● Written problem
Skip the pictures, please, and write out exactly the lines from the opening of the data through the line containing "from bokeh.resources import INLINE".

● Information shown
-------------------------

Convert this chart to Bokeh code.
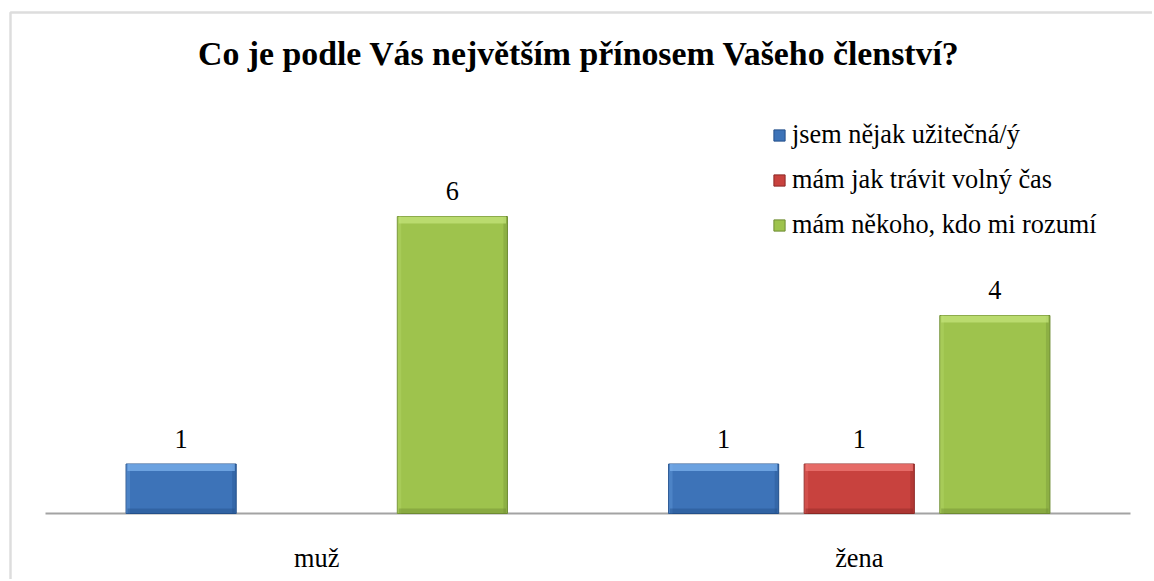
from bokeh.plotting import figure
from bokeh.models import (ColumnDataSource, FactorRange, Range1d, Label, Legend,
                          LegendItem, BoxAnnotation)
from bokeh.transform import dodge
from bokeh.core.properties import value
from bokeh.embed import file_html
from bokeh.resources import INLINE

# ---- data ----
categories = ["muž", "žena"]
series_names = ["jsem nějak užitečná/ý", "mám jak trávit volný čas", "mám někoho, kdo mi rozumí"]
values_uzitecna = [1, 1]
values_volny_cas = [0, 1]
values_rozumi = [6, 4]
title_text = "Co je podle Vás největším přínosem Vašeho členství?"

# ---- styles / layout constants ----
FONT = "Liberation Serif"
TXT = "26.3px"
body_colors = ["#3d73b8", "#c8423e", "#9ec34d"]
light_colors = ["#7cb2ee", "#f07a76", "#c3e37a"]
dark_colors = ["#24508a", "#8c2825", "#6e8c33"]
offsets = [-0.25, 0.0, 0.25]
BAR_W = 0.203
W, H = 1152, 579
PLOT_LEFT, PLOT_RIGHT = 45, 1130     # Excel plot area, canvas px
BASE = 513                           # baseline, canvas px
PX = 49.5                            # px per value unit

unit = (PLOT_RIGHT - PLOT_LEFT) / 2
pad = (W / unit - 2) / 2
shift = ((PLOT_LEFT + PLOT_RIGHT) / 2 - W / 2) / unit
edge = 4 / unit                      # side bevel width in category units

p = figure(width=W, height=H,
           x_range=FactorRange(factors=categories, range_padding=pad,
                               range_padding_units="absolute"),
           y_range=Range1d(-(H - BASE) / PX, BASE / PX),
           output_backend="svg", toolbar_location=None,
           x_axis_location=None, y_axis_location=None,
           min_border_left=0, min_border_right=0,
           min_border_top=0, min_border_bottom=0)
p.outline_line_color = None
p.xgrid.visible = False
p.ygrid.visible = False
p.background_fill_color = "white"
p.border_fill_color = "white"

# category axis line and labels
axis_src = ColumnDataSource(dict(cat=categories, zero=[0 for _ in categories]))
p.segment(x0=dodge("cat", -0.5 + shift, range=p.x_range), y0="zero",
          x1=dodge("cat", 0.5 + shift, range=p.x_range), y1="zero",
          source=axis_src, line_color="#a3a3a3", line_width=2)
p.text(x=dodge("cat", shift, range=p.x_range), y="zero", text="cat",
       source=axis_src, y_offset=45, text_align="center",
       text_baseline="middle", text_font=value(FONT), text_font_size=TXT,
       text_color="black")

all_values = [values_uzitecna, values_volny_cas, values_rozumi]
legend_items = []
hi = 7 / PX
lo = 5 / PX
for i, vals in enumerate(all_values):
    src = ColumnDataSource(dict(
        cat=[c for c, v in zip(categories, vals) if v > 0],
        val=[v for v in vals if v > 0],
        hi_bot=[v - hi for v in vals if v > 0],
        lo_top=[min(lo, v) for v in vals if v > 0],
        zero=[0 for v in vals if v > 0],
        label=[str(v) for v in vals if v > 0],
    ))
    xd = dodge("cat", offsets[i] + shift, range=p.x_range)
    r = p.vbar(x=xd, top="val", bottom="zero", width=BAR_W, source=src,
               fill_color=body_colors[i], line_color=dark_colors[i], line_width=1)
    # side bevels
    p.vbar(x=dodge("cat", offsets[i] + shift - BAR_W / 2 + edge / 2, range=p.x_range),
           top="val", bottom="zero", width=edge, source=src,
           fill_color=light_colors[i], fill_alpha=0.25, line_color=None)
    p.vbar(x=dodge("cat", offsets[i] + shift + BAR_W / 2 - edge / 2, range=p.x_range),
           top="val", bottom="zero", width=edge, source=src,
           fill_color=dark_colors[i], fill_alpha=0.35, line_color=None)
    # top and bottom bevels
    p.vbar(x=xd, top="val", bottom="hi_bot", width=BAR_W * 0.975, source=src,
           fill_color=light_colors[i], fill_alpha=0.75, line_color=None)
    p.vbar(x=xd, top="lo_top", bottom="zero", width=BAR_W * 0.975, source=src,
           fill_color=dark_colors[i], fill_alpha=0.45, line_color=None)
    p.text(x=xd, y="val", text="label", source=src, y_offset=-25.5,
           text_align="center", text_baseline="middle",
           text_font=value(FONT), text_font_size=TXT, text_color="black")
    legend_items.append(LegendItem(label=series_names[i], renderers=[r]))

legend = Legend(items=legend_items, location=(772, H - 240),
                label_text_font=FONT, label_text_font_size=TXT,
                label_text_color="black",
                glyph_width=14, glyph_height=14, label_standoff=6,
                label_height=30, spacing=15, padding=0, margin=0,
                border_line_color=None, background_fill_alpha=0)
p.add_layout(legend, "center")

p.add_layout(Label(x=578.5, y=H - 53, x_units="screen", y_units="screen",
                   text=title_text, text_align="center",
                   text_baseline="middle", text_font=FONT,
                   text_font_size="33.8px", text_font_style="bold",
                   text_color="black"))

p.add_layout(BoxAnnotation(left=10, right=5000, top=12, bottom=5000,
                           left_units="canvas", right_units="canvas",
                           top_units="canvas", bottom_units="canvas",
                           fill_alpha=0, line_color="#8f8f8f", line_width=2.5))

open("out.html", "w").write(file_html(p, INLINE))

-------------------------

● The output
Convert this chart to Bokeh code.
from bokeh.plotting import figure
from bokeh.models import (ColumnDataSource, FactorRange, Range1d, Label, Legend,
                          LegendItem, BoxAnnotation)
from bokeh.transform import dodge
from bokeh.core.properties import value
from bokeh.embed import file_html
from bokeh.resources import INLINE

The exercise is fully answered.